-- start of Dataset rows --

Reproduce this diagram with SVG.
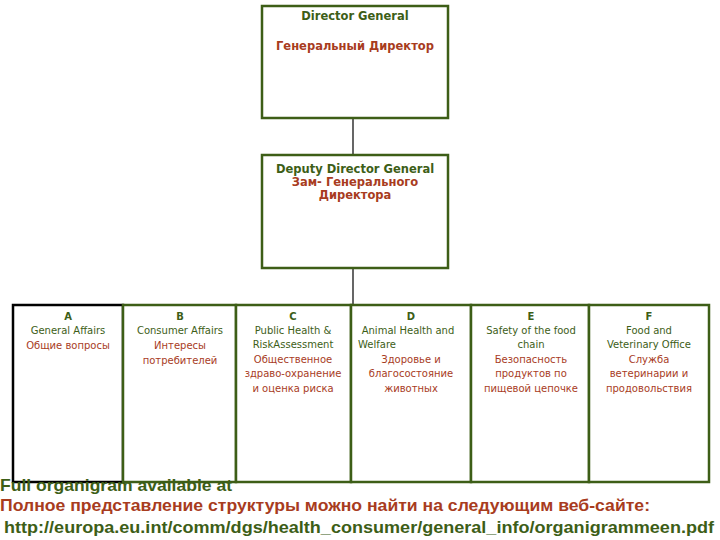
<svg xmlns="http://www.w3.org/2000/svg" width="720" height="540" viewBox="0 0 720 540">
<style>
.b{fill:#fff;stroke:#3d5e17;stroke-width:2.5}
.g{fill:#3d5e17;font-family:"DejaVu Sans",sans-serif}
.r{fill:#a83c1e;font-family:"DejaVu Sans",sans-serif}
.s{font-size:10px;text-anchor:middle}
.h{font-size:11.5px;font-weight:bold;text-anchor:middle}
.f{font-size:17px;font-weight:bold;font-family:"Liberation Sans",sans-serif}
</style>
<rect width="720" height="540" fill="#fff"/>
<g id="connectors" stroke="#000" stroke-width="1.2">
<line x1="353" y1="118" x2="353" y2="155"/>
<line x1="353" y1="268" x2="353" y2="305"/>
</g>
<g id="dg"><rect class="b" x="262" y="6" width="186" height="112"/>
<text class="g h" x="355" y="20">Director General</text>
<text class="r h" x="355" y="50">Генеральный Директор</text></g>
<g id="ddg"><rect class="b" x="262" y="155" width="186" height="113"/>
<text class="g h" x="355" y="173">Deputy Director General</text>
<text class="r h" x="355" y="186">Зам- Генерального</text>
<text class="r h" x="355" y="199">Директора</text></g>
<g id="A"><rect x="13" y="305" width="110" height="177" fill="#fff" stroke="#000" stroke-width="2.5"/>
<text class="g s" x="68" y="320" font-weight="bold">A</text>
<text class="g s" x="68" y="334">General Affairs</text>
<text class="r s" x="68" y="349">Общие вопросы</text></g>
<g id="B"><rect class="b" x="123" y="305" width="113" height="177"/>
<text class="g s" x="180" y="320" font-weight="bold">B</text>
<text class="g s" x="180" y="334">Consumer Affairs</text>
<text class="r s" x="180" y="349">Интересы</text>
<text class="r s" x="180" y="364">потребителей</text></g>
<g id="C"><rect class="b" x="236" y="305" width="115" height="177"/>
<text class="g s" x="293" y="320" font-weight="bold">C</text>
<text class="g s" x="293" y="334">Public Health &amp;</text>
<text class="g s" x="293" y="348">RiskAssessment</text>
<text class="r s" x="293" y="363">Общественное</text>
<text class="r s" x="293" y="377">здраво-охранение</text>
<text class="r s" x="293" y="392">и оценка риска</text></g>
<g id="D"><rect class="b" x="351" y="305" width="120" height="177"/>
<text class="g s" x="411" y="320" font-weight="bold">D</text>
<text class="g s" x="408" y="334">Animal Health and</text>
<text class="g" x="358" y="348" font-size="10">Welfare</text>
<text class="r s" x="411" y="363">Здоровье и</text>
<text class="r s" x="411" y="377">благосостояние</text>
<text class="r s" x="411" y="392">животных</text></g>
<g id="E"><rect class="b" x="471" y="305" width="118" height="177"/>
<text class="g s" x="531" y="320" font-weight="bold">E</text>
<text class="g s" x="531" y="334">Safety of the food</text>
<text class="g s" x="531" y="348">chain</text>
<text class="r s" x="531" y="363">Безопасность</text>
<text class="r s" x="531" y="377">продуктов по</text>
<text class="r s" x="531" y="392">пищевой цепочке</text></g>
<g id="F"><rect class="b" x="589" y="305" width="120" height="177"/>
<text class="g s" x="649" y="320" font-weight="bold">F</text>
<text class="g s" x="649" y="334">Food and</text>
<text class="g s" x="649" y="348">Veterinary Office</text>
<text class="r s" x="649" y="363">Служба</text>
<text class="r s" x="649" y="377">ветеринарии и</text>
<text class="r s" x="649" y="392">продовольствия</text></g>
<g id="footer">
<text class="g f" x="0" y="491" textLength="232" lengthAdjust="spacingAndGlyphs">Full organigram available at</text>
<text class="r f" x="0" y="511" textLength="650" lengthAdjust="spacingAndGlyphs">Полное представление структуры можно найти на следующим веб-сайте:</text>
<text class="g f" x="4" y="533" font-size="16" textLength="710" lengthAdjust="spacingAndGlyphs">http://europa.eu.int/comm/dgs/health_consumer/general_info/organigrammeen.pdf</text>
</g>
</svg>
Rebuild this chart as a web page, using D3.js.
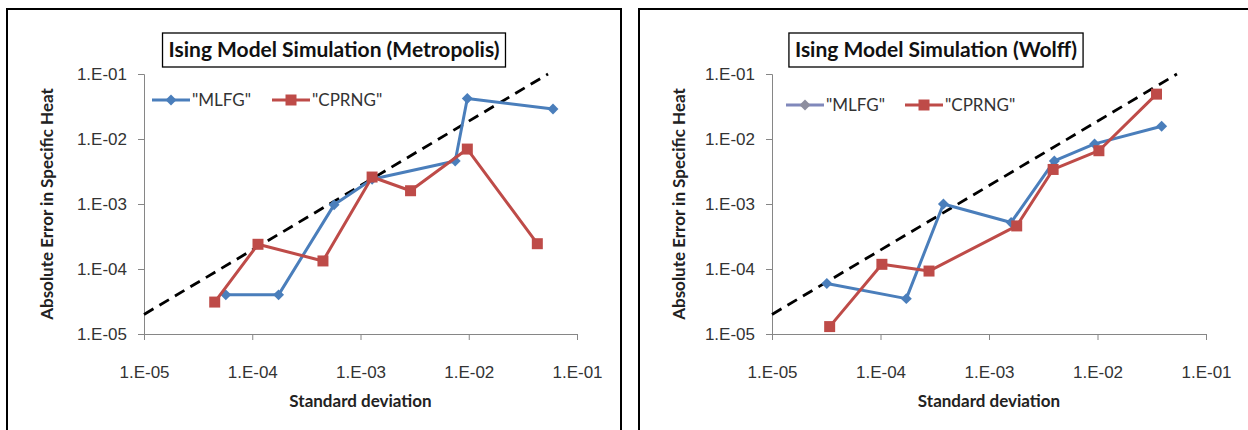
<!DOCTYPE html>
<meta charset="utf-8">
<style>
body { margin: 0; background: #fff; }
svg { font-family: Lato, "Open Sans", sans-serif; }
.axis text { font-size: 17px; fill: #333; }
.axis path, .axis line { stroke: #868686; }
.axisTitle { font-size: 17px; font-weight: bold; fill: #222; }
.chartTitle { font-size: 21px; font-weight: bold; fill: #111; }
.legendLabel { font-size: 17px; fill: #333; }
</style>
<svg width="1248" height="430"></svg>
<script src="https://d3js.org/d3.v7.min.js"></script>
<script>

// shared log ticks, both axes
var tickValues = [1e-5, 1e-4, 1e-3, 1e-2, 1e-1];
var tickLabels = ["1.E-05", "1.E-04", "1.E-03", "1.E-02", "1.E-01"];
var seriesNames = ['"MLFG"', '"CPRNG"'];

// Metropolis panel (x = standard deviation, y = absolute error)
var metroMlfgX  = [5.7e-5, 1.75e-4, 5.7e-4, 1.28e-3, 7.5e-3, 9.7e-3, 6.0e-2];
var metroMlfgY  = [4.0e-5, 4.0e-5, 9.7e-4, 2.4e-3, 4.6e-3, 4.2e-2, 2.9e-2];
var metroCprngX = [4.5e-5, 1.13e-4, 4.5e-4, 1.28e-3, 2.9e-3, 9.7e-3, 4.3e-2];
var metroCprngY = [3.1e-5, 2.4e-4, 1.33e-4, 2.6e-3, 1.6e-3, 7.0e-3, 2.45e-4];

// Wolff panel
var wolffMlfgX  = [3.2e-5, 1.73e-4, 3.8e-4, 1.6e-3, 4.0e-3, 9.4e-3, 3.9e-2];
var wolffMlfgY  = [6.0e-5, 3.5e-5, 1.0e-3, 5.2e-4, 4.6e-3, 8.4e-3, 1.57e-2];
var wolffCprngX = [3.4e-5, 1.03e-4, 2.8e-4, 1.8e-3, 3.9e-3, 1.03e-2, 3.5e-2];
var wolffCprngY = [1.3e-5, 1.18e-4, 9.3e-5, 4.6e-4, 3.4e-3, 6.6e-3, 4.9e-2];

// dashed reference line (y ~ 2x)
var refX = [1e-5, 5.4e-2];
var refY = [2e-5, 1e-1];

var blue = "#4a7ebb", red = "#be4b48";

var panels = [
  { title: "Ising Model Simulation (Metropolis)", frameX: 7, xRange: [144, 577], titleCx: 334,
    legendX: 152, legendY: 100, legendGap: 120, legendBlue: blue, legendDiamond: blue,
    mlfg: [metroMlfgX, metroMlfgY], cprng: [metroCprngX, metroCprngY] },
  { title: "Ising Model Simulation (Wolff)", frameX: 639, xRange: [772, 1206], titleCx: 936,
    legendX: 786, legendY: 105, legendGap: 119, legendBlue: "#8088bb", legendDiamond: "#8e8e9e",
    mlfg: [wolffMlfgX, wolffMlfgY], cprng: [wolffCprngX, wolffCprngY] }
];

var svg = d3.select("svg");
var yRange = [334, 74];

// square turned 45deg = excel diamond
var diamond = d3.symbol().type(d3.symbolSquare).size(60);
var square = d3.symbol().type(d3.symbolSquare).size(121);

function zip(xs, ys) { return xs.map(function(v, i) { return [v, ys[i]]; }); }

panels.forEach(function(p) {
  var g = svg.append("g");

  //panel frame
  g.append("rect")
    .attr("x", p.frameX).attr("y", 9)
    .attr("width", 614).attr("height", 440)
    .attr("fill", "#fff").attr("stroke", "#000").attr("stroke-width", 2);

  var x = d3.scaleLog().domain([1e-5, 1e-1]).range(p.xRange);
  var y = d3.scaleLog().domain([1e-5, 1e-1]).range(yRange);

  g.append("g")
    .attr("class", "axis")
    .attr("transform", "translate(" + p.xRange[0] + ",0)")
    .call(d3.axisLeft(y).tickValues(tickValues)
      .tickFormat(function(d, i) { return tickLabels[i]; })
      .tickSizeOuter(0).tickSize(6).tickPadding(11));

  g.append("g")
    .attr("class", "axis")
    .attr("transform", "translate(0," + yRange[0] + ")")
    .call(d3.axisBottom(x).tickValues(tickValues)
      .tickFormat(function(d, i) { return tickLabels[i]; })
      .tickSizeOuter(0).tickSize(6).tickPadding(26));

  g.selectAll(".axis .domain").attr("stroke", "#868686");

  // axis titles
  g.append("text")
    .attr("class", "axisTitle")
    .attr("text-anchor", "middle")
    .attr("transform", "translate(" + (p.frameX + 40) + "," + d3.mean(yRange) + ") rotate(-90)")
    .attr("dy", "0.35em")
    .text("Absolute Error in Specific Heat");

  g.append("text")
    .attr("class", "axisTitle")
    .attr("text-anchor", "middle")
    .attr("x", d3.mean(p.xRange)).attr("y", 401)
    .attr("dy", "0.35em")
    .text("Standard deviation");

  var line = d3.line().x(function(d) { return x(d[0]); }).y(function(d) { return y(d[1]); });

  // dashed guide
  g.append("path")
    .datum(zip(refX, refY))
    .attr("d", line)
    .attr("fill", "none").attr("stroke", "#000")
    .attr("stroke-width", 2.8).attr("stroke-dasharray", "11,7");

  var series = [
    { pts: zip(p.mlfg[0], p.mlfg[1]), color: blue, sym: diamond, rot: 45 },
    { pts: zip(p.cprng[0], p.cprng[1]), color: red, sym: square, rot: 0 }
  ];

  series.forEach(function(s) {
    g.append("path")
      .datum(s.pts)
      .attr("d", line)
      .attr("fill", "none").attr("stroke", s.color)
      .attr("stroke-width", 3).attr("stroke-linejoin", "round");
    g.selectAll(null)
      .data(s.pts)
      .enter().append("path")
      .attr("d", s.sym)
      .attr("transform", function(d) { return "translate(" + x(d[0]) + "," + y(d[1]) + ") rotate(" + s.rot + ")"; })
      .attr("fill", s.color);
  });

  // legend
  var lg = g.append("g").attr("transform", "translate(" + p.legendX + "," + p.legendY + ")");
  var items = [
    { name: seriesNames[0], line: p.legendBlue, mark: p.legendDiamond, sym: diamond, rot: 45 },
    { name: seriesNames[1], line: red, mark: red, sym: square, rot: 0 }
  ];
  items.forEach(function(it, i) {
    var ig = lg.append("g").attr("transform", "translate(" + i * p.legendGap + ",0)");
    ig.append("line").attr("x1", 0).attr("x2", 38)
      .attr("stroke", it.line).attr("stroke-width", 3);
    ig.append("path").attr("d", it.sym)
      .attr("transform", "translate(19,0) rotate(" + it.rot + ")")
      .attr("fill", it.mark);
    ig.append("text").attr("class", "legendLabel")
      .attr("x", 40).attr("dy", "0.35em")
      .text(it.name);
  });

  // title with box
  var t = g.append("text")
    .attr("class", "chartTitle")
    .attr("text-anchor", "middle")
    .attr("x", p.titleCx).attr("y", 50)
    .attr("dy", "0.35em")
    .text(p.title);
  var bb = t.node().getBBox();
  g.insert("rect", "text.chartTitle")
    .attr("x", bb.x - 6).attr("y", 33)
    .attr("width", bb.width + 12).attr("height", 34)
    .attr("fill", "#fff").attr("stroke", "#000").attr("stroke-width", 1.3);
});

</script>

-- end of Dataset rows --

- [Task requirements]:
Search the data for "with" and list every line in which it occurs.

- [Response]:
Reproduce this diagram with SVG.
  // title with box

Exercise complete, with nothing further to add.